* **Directions for this task**
Repeat each line of the material below exactly as it appears, minus any pictures.

* **Data segment**
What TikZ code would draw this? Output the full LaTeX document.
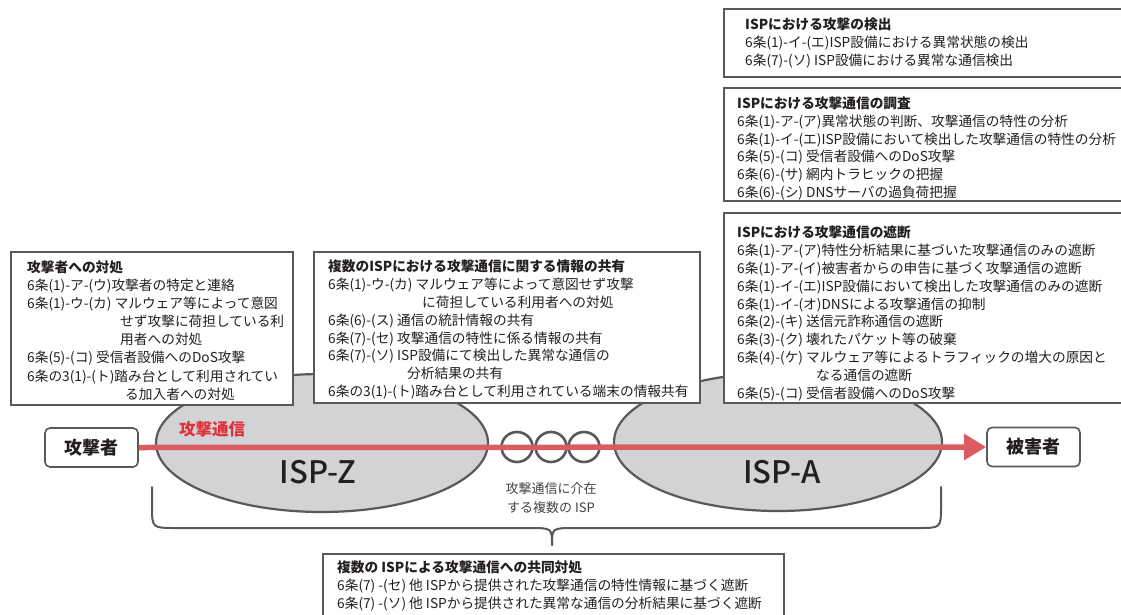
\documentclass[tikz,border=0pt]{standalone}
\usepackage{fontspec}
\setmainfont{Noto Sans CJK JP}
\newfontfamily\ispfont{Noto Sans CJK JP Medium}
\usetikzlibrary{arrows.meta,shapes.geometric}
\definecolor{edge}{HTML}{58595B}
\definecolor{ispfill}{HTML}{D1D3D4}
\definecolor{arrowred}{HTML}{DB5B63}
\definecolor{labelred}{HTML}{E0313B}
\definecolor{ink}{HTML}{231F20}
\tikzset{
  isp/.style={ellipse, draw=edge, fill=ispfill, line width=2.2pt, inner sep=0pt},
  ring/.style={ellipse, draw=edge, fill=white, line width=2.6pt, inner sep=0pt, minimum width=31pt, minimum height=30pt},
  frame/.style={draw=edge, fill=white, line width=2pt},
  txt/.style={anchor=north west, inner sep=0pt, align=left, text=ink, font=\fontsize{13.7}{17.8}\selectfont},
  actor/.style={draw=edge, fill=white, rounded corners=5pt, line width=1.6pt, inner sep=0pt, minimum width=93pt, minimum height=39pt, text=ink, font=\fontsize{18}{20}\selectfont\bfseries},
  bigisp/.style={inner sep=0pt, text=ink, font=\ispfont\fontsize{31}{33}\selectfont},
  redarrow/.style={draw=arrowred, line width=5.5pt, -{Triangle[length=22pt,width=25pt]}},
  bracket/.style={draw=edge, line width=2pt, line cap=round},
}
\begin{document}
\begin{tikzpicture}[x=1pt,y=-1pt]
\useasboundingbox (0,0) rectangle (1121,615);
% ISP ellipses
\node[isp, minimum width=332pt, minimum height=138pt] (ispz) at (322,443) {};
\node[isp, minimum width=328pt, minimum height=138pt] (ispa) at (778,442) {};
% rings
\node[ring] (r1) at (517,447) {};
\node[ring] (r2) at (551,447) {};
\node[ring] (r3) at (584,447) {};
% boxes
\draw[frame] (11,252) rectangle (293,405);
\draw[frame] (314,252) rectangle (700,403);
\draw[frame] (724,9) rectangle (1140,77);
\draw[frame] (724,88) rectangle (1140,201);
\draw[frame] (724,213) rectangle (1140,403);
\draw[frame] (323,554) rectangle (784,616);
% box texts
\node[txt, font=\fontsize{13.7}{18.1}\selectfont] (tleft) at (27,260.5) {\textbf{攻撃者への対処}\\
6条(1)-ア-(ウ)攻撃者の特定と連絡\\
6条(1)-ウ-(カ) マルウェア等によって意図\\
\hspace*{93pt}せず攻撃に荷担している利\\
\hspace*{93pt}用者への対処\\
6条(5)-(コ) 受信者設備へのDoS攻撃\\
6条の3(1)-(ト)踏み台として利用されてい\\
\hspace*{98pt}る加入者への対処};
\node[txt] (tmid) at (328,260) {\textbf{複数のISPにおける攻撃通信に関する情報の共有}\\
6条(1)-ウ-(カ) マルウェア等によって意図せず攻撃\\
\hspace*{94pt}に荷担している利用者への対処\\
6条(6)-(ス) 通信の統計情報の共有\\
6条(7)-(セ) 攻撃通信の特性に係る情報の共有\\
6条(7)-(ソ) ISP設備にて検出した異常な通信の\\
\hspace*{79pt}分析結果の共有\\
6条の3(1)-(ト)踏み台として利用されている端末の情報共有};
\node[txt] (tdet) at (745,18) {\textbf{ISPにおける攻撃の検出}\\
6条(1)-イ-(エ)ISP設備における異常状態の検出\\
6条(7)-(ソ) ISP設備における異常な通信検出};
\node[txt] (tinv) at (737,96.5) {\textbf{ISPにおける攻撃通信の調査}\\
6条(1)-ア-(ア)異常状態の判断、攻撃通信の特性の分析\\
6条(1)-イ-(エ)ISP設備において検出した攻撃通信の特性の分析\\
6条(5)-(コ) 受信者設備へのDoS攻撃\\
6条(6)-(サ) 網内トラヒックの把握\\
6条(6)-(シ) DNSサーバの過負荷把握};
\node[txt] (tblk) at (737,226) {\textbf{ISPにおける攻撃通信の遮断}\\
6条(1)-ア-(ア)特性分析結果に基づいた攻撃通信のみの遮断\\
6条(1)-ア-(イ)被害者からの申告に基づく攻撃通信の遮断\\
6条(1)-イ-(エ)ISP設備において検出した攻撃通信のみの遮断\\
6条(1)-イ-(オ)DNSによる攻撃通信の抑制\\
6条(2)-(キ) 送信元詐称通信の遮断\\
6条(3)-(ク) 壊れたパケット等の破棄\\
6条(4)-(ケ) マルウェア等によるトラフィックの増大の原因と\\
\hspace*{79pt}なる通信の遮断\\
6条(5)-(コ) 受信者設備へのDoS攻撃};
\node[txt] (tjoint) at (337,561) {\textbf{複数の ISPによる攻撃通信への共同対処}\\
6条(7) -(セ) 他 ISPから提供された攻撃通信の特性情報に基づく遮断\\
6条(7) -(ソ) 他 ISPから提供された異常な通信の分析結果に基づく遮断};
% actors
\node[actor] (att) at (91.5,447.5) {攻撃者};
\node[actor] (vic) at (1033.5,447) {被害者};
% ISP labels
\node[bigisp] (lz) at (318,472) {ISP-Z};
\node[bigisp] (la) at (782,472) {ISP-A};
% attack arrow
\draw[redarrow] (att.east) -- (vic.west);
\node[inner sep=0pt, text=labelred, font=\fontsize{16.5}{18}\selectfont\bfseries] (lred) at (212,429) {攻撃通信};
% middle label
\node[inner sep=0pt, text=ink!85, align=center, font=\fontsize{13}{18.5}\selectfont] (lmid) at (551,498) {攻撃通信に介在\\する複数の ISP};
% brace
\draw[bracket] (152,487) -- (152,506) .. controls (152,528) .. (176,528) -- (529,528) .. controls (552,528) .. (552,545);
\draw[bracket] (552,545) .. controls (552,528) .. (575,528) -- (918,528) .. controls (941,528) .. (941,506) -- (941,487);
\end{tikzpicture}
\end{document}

* **Finished exercise**
What TikZ code would draw this? Output the full LaTeX document.
\documentclass[tikz,border=0pt]{standalone}
\usepackage{fontspec}
\setmainfont{Noto Sans CJK JP}
\newfontfamily\ispfont{Noto Sans CJK JP Medium}
\usetikzlibrary{arrows.meta,shapes.geometric}
\definecolor{edge}{HTML}{58595B}
\definecolor{ispfill}{HTML}{D1D3D4}
\definecolor{arrowred}{HTML}{DB5B63}
\definecolor{labelred}{HTML}{E0313B}
\definecolor{ink}{HTML}{231F20}
\tikzset{
  isp/.style={ellipse, draw=edge, fill=ispfill, line width=2.2pt, inner sep=0pt},
  ring/.style={ellipse, draw=edge, fill=white, line width=2.6pt, inner sep=0pt, minimum width=31pt, minimum height=30pt},
  frame/.style={draw=edge, fill=white, line width=2pt},
  txt/.style={anchor=north west, inner sep=0pt, align=left, text=ink, font=\fontsize{13.7}{17.8}\selectfont},
  actor/.style={draw=edge, fill=white, rounded corners=5pt, line width=1.6pt, inner sep=0pt, minimum width=93pt, minimum height=39pt, text=ink, font=\fontsize{18}{20}\selectfont\bfseries},
  bigisp/.style={inner sep=0pt, text=ink, font=\ispfont\fontsize{31}{33}\selectfont},
  redarrow/.style={draw=arrowred, line width=5.5pt, -{Triangle[length=22pt,width=25pt]}},
  bracket/.style={draw=edge, line width=2pt, line cap=round},
}
\begin{document}
\begin{tikzpicture}[x=1pt,y=-1pt]
\useasboundingbox (0,0) rectangle (1121,615);
% ISP ellipses
\node[isp, minimum width=332pt, minimum height=138pt] (ispz) at (322,443) {};
\node[isp, minimum width=328pt, minimum height=138pt] (ispa) at (778,442) {};
% rings
\node[ring] (r1) at (517,447) {};
\node[ring] (r2) at (551,447) {};
\node[ring] (r3) at (584,447) {};
% boxes
\draw[frame] (11,252) rectangle (293,405);
\draw[frame] (314,252) rectangle (700,403);
\draw[frame] (724,9) rectangle (1140,77);
\draw[frame] (724,88) rectangle (1140,201);
\draw[frame] (724,213) rectangle (1140,403);
\draw[frame] (323,554) rectangle (784,616);
% box texts
\node[txt, font=\fontsize{13.7}{18.1}\selectfont] (tleft) at (27,260.5) {\textbf{攻撃者への対処}\\
6条(1)-ア-(ウ)攻撃者の特定と連絡\\
6条(1)-ウ-(カ) マルウェア等によって意図\\
\hspace*{93pt}せず攻撃に荷担している利\\
\hspace*{93pt}用者への対処\\
6条(5)-(コ) 受信者設備へのDoS攻撃\\
6条の3(1)-(ト)踏み台として利用されてい\\
\hspace*{98pt}る加入者への対処};
\node[txt] (tmid) at (328,260) {\textbf{複数のISPにおける攻撃通信に関する情報の共有}\\
6条(1)-ウ-(カ) マルウェア等によって意図せず攻撃\\
\hspace*{94pt}に荷担している利用者への対処\\
6条(6)-(ス) 通信の統計情報の共有\\
6条(7)-(セ) 攻撃通信の特性に係る情報の共有\\
6条(7)-(ソ) ISP設備にて検出した異常な通信の\\
\hspace*{79pt}分析結果の共有\\
6条の3(1)-(ト)踏み台として利用されている端末の情報共有};
\node[txt] (tdet) at (745,18) {\textbf{ISPにおける攻撃の検出}\\
6条(1)-イ-(エ)ISP設備における異常状態の検出\\
6条(7)-(ソ) ISP設備における異常な通信検出};
\node[txt] (tinv) at (737,96.5) {\textbf{ISPにおける攻撃通信の調査}\\
6条(1)-ア-(ア)異常状態の判断、攻撃通信の特性の分析\\
6条(1)-イ-(エ)ISP設備において検出した攻撃通信の特性の分析\\
6条(5)-(コ) 受信者設備へのDoS攻撃\\
6条(6)-(サ) 網内トラヒックの把握\\
6条(6)-(シ) DNSサーバの過負荷把握};
\node[txt] (tblk) at (737,226) {\textbf{ISPにおける攻撃通信の遮断}\\
6条(1)-ア-(ア)特性分析結果に基づいた攻撃通信のみの遮断\\
6条(1)-ア-(イ)被害者からの申告に基づく攻撃通信の遮断\\
6条(1)-イ-(エ)ISP設備において検出した攻撃通信のみの遮断\\
6条(1)-イ-(オ)DNSによる攻撃通信の抑制\\
6条(2)-(キ) 送信元詐称通信の遮断\\
6条(3)-(ク) 壊れたパケット等の破棄\\
6条(4)-(ケ) マルウェア等によるトラフィックの増大の原因と\\
\hspace*{79pt}なる通信の遮断\\
6条(5)-(コ) 受信者設備へのDoS攻撃};
\node[txt] (tjoint) at (337,561) {\textbf{複数の ISPによる攻撃通信への共同対処}\\
6条(7) -(セ) 他 ISPから提供された攻撃通信の特性情報に基づく遮断\\
6条(7) -(ソ) 他 ISPから提供された異常な通信の分析結果に基づく遮断};
% actors
\node[actor] (att) at (91.5,447.5) {攻撃者};
\node[actor] (vic) at (1033.5,447) {被害者};
% ISP labels
\node[bigisp] (lz) at (318,472) {ISP-Z};
\node[bigisp] (la) at (782,472) {ISP-A};
% attack arrow
\draw[redarrow] (att.east) -- (vic.west);
\node[inner sep=0pt, text=labelred, font=\fontsize{16.5}{18}\selectfont\bfseries] (lred) at (212,429) {攻撃通信};
% middle label
\node[inner sep=0pt, text=ink!85, align=center, font=\fontsize{13}{18.5}\selectfont] (lmid) at (551,498) {攻撃通信に介在\\する複数の ISP};
% brace
\draw[bracket] (152,487) -- (152,506) .. controls (152,528) .. (176,528) -- (529,528) .. controls (552,528) .. (552,545);
\draw[bracket] (552,545) .. controls (552,528) .. (575,528) -- (918,528) .. controls (941,528) .. (941,506) -- (941,487);
\end{tikzpicture}
\end{document}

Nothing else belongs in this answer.